**WORK INSTRUCTIONS:** From the entries below, copy every line where the string "standalone" appears.
-- begin INFORMATION PROVIDED --
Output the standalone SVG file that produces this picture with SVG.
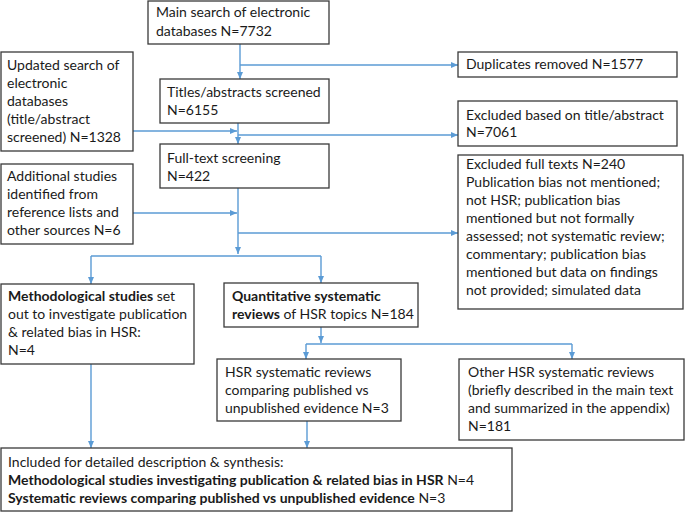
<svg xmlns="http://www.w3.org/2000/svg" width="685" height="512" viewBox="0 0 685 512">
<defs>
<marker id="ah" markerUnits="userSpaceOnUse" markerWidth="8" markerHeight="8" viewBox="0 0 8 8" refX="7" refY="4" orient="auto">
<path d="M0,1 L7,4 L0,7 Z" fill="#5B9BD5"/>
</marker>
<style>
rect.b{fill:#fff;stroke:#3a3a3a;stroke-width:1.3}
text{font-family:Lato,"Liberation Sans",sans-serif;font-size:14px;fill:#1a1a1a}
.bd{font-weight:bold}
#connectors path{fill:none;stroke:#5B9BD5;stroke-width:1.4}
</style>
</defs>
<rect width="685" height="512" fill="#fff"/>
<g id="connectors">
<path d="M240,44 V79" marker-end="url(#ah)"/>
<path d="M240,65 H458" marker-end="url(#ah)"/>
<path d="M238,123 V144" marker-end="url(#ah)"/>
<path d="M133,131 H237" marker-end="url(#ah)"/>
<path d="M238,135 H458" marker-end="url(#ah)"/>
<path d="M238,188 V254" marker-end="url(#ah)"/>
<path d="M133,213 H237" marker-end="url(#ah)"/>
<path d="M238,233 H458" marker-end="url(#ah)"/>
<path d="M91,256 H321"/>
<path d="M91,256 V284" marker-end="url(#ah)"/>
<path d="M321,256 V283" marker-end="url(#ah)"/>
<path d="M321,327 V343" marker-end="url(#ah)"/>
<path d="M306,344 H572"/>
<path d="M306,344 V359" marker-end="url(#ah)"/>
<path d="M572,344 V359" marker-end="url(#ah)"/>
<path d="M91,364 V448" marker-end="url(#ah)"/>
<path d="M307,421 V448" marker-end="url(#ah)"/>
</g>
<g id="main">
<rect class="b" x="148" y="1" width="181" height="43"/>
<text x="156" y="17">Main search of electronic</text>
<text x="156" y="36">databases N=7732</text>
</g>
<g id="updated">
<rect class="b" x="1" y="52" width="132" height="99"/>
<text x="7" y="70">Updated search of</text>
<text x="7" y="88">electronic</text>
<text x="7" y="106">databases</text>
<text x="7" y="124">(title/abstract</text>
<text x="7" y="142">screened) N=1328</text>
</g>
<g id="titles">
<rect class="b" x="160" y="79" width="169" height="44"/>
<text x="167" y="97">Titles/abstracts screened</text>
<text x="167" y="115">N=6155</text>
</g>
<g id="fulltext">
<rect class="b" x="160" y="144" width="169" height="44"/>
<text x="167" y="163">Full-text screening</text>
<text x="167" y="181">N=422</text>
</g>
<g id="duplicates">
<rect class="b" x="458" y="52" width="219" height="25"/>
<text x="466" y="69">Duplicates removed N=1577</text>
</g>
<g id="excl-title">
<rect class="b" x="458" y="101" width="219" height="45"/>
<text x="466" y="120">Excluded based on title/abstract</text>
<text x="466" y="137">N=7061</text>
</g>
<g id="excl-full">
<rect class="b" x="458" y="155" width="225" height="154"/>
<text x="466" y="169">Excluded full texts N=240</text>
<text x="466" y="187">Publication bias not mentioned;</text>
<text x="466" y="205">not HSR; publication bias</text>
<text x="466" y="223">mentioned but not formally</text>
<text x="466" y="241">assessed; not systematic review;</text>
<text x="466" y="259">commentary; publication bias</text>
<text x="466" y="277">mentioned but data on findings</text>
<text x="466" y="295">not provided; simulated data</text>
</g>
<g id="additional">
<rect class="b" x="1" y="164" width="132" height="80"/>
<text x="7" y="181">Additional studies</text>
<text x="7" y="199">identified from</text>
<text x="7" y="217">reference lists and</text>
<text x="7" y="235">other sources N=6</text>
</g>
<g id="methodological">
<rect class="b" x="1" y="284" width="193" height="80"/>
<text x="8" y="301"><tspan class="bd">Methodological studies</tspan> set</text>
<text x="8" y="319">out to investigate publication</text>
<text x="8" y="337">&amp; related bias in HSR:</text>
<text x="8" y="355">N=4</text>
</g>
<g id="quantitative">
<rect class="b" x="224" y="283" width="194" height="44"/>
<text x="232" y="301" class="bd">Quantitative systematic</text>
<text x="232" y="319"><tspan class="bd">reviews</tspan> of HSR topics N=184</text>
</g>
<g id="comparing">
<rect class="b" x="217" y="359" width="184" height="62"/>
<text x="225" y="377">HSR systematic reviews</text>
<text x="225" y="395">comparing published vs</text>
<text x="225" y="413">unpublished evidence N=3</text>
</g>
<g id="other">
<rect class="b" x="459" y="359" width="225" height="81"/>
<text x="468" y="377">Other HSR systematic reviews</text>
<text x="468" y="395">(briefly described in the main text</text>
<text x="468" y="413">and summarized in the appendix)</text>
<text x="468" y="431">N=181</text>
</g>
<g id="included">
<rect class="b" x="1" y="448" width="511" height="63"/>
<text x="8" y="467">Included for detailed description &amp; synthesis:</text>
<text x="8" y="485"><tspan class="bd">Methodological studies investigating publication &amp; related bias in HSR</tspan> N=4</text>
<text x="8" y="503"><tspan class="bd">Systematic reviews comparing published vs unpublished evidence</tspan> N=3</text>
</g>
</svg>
-- end INFORMATION PROVIDED --
-- begin INFORMATION PROVIDED --
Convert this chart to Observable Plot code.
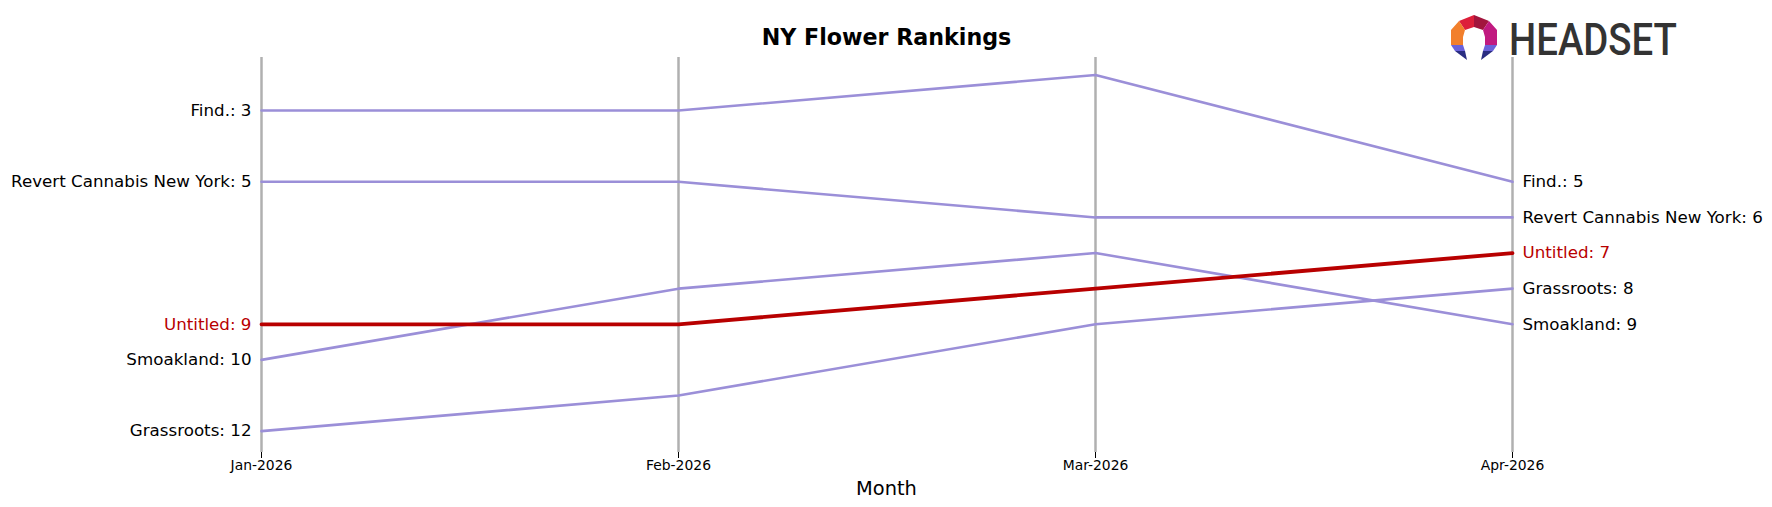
-- end INFORMATION PROVIDED --
-- begin INFORMATION PROVIDED --
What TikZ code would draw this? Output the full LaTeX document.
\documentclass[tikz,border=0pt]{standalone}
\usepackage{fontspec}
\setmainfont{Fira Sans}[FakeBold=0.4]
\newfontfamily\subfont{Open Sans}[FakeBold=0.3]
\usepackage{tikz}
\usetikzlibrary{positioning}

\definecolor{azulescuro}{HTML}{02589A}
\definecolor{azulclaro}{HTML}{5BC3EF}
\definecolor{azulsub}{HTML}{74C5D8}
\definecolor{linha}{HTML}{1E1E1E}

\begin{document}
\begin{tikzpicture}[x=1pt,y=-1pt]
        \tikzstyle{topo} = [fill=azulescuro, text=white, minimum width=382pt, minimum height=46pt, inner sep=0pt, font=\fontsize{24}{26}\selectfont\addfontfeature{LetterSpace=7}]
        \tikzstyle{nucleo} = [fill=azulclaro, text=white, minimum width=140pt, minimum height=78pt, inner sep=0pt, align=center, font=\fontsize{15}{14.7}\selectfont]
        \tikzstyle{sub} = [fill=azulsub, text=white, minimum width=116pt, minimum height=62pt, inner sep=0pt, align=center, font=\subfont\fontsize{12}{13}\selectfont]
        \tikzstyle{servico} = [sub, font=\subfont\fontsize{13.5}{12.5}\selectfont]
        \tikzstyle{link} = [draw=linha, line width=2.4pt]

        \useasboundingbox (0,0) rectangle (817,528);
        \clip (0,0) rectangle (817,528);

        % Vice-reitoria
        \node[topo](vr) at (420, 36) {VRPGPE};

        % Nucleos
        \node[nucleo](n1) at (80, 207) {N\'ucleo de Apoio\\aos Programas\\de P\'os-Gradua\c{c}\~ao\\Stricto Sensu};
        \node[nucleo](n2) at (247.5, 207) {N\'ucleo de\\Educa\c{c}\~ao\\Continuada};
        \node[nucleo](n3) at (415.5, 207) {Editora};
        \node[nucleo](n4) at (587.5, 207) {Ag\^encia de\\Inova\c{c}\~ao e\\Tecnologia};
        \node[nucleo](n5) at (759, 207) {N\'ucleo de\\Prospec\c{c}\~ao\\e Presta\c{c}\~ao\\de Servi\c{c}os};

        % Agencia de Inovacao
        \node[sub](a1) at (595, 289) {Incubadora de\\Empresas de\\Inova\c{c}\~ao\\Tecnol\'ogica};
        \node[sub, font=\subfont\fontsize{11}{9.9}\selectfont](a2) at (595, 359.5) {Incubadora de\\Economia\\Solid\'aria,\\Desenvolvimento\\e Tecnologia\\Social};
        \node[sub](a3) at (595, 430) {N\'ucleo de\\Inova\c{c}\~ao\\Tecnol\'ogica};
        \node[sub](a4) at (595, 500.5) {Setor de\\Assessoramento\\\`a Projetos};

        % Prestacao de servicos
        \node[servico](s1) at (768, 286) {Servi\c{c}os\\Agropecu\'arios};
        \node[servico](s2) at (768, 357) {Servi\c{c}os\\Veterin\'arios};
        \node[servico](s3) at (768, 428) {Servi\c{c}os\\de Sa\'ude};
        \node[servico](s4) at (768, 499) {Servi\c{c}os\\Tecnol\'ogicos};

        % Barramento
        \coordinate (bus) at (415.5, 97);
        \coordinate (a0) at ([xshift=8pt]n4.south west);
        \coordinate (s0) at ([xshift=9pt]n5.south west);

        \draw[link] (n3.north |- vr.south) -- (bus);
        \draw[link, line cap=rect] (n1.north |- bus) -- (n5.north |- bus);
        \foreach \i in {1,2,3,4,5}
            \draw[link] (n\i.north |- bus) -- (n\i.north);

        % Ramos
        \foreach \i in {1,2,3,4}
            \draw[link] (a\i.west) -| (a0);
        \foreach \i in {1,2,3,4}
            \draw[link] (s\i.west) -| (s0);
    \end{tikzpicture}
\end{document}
-- end INFORMATION PROVIDED --
**EXERCISE SOLUTION:**
Output the standalone SVG file that produces this picture with SVG.
\documentclass[tikz,border=0pt]{standalone}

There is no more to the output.